*EXERCISE REQUIREMENTS*. Return exactly and only these lines: the first of the listing through the one containing "const esmYTicks = [5, 0, -5];".

*DATASET EXCERPT*.
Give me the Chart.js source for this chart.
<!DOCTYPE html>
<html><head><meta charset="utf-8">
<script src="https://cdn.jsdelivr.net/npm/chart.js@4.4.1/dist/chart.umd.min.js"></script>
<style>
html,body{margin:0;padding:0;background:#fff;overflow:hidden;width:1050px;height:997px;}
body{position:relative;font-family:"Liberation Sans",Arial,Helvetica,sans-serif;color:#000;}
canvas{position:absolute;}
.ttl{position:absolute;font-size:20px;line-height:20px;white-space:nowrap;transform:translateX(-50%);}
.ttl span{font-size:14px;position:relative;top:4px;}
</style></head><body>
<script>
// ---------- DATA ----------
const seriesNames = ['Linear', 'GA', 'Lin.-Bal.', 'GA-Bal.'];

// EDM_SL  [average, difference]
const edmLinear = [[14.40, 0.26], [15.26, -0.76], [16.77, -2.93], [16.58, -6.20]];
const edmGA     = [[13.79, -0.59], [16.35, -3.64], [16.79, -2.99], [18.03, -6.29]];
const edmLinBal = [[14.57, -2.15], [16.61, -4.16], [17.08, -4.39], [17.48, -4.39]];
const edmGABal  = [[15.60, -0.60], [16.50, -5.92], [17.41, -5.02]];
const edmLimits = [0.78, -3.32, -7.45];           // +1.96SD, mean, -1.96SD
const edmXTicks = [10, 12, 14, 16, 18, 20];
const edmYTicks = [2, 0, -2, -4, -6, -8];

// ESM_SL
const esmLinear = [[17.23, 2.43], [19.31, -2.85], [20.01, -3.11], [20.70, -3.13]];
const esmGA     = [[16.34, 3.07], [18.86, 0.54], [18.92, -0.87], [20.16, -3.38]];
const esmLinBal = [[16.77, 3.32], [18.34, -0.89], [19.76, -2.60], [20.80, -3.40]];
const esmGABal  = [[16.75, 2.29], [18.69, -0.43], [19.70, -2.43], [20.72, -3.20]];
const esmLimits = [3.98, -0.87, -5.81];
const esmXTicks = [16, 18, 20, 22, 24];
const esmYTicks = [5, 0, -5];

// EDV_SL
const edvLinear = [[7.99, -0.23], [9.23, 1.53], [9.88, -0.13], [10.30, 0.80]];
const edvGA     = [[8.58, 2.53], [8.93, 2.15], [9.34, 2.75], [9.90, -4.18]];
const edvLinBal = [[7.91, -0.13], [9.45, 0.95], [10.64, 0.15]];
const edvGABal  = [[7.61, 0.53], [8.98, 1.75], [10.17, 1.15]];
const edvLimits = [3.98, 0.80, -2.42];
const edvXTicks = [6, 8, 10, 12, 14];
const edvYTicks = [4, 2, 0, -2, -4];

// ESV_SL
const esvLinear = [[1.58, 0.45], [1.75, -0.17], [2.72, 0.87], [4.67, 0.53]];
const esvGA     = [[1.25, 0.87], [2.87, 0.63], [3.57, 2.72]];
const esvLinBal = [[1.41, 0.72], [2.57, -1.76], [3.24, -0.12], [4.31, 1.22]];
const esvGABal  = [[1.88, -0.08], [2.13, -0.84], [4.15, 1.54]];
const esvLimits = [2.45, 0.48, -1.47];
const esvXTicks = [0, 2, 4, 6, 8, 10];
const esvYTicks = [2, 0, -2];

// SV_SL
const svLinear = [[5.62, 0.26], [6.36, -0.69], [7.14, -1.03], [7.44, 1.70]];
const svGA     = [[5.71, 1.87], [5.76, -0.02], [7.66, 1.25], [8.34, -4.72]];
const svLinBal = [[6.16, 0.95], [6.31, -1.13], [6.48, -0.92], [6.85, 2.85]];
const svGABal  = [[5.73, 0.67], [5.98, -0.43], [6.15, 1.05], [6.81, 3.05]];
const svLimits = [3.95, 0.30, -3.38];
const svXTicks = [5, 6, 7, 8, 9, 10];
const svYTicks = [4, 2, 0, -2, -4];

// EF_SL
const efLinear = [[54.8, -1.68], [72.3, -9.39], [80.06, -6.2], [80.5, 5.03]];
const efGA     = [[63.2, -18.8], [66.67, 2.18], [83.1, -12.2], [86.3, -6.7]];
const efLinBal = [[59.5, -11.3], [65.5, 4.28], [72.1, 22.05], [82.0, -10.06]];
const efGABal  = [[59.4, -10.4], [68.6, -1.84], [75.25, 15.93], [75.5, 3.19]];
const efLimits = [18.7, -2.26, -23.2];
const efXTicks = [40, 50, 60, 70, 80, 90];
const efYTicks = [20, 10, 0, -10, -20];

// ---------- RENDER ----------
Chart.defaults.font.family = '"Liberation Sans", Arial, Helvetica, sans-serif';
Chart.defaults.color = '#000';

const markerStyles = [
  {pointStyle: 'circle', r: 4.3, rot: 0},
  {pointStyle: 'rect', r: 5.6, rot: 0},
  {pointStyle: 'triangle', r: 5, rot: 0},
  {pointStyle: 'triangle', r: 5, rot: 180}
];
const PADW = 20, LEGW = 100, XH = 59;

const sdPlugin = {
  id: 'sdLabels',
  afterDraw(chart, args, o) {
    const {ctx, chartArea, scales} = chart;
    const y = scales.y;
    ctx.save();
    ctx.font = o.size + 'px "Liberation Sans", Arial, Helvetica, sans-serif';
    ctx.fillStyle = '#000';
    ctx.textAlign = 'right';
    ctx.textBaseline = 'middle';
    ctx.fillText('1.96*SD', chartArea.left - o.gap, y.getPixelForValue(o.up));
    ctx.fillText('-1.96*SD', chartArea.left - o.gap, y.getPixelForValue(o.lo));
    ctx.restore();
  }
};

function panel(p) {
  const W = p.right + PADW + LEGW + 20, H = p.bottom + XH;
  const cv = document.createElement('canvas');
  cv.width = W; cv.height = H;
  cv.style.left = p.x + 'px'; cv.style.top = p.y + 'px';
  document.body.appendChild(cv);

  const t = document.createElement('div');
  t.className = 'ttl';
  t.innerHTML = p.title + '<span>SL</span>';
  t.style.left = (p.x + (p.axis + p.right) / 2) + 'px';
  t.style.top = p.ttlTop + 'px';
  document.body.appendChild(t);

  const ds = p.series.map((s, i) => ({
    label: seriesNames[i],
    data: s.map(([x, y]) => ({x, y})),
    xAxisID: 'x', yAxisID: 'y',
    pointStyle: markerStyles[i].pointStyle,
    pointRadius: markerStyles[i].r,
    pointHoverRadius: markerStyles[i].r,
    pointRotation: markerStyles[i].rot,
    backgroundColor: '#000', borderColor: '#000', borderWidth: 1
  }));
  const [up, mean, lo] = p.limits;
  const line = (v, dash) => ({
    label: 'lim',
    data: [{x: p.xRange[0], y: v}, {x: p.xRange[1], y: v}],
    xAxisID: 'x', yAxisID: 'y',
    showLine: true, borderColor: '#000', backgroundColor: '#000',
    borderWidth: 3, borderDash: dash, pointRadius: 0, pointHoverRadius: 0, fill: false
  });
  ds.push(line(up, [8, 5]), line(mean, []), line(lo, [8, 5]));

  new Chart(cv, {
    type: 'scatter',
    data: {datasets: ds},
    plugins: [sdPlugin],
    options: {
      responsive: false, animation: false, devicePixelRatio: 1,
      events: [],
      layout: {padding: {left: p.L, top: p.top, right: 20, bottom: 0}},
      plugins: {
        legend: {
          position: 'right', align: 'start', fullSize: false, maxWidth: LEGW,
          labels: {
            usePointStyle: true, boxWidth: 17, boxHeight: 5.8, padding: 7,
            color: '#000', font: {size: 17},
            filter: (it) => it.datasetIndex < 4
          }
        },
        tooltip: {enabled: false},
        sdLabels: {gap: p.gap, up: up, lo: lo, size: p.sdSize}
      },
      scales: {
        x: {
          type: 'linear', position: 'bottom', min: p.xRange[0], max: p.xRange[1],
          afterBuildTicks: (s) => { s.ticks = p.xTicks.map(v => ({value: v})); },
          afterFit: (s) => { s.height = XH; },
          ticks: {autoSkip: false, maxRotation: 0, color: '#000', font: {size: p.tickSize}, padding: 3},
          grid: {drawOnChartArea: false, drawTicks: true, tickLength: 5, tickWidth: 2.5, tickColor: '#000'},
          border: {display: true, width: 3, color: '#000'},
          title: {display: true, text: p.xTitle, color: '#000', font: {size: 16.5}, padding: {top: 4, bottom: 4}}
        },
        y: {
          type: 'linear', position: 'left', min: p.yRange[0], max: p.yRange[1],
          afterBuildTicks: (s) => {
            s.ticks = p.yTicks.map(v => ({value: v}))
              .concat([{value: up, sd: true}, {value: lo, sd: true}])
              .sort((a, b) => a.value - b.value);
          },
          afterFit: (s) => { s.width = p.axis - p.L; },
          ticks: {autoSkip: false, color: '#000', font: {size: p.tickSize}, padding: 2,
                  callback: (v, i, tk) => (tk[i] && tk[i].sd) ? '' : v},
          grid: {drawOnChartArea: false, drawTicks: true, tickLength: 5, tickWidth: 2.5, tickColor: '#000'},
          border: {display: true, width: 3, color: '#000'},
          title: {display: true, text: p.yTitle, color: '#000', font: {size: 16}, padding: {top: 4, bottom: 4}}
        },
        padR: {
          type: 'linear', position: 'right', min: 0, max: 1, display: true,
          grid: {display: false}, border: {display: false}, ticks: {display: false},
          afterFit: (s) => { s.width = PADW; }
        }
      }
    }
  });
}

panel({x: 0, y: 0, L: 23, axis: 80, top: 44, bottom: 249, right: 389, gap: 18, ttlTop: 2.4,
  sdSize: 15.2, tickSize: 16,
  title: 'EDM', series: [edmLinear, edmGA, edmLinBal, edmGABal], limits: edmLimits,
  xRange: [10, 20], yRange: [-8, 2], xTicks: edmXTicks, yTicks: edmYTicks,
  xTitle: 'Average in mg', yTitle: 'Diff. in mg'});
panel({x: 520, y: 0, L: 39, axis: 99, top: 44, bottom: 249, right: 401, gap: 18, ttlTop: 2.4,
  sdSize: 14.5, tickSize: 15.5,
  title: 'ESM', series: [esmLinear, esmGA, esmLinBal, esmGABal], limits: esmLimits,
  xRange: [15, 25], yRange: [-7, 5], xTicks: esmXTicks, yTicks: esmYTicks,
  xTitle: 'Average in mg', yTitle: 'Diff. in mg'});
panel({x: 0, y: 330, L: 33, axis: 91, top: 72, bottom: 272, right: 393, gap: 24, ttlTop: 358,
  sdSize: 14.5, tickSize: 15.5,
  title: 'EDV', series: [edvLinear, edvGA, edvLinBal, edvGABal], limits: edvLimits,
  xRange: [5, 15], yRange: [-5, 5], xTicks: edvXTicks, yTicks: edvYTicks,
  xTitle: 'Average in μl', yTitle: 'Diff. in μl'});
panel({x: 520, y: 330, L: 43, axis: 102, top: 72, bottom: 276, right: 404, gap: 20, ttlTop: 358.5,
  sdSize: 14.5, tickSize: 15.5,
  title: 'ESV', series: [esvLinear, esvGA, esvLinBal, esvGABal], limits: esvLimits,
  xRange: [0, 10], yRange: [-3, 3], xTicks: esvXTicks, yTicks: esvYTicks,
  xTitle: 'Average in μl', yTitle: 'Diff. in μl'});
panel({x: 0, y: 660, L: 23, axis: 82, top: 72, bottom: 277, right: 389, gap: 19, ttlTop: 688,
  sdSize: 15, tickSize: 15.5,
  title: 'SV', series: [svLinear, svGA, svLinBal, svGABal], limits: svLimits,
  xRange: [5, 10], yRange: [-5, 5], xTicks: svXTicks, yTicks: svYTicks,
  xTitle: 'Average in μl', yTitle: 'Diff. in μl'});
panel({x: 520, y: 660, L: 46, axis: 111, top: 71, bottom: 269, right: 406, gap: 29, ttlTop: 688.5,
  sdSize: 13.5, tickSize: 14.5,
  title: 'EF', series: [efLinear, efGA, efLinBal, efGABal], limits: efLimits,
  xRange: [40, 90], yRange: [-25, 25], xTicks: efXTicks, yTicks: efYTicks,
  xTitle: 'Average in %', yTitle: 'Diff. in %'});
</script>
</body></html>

*SOLUTION*.
Give me the Chart.js source for this chart.
<!DOCTYPE html>
<html><head><meta charset="utf-8">
<script src="https://cdn.jsdelivr.net/npm/chart.js@4.4.1/dist/chart.umd.min.js"></script>
<style>
html,body{margin:0;padding:0;background:#fff;overflow:hidden;width:1050px;height:997px;}
body{position:relative;font-family:"Liberation Sans",Arial,Helvetica,sans-serif;color:#000;}
canvas{position:absolute;}
.ttl{position:absolute;font-size:20px;line-height:20px;white-space:nowrap;transform:translateX(-50%);}
.ttl span{font-size:14px;position:relative;top:4px;}
</style></head><body>
<script>
// ---------- DATA ----------
const seriesNames = ['Linear', 'GA', 'Lin.-Bal.', 'GA-Bal.'];

// EDM_SL  [average, difference]
const edmLinear = [[14.40, 0.26], [15.26, -0.76], [16.77, -2.93], [16.58, -6.20]];
const edmGA     = [[13.79, -0.59], [16.35, -3.64], [16.79, -2.99], [18.03, -6.29]];
const edmLinBal = [[14.57, -2.15], [16.61, -4.16], [17.08, -4.39], [17.48, -4.39]];
const edmGABal  = [[15.60, -0.60], [16.50, -5.92], [17.41, -5.02]];
const edmLimits = [0.78, -3.32, -7.45];           // +1.96SD, mean, -1.96SD
const edmXTicks = [10, 12, 14, 16, 18, 20];
const edmYTicks = [2, 0, -2, -4, -6, -8];

// ESM_SL
const esmLinear = [[17.23, 2.43], [19.31, -2.85], [20.01, -3.11], [20.70, -3.13]];
const esmGA     = [[16.34, 3.07], [18.86, 0.54], [18.92, -0.87], [20.16, -3.38]];
const esmLinBal = [[16.77, 3.32], [18.34, -0.89], [19.76, -2.60], [20.80, -3.40]];
const esmGABal  = [[16.75, 2.29], [18.69, -0.43], [19.70, -2.43], [20.72, -3.20]];
const esmLimits = [3.98, -0.87, -5.81];
const esmXTicks = [16, 18, 20, 22, 24];
const esmYTicks = [5, 0, -5];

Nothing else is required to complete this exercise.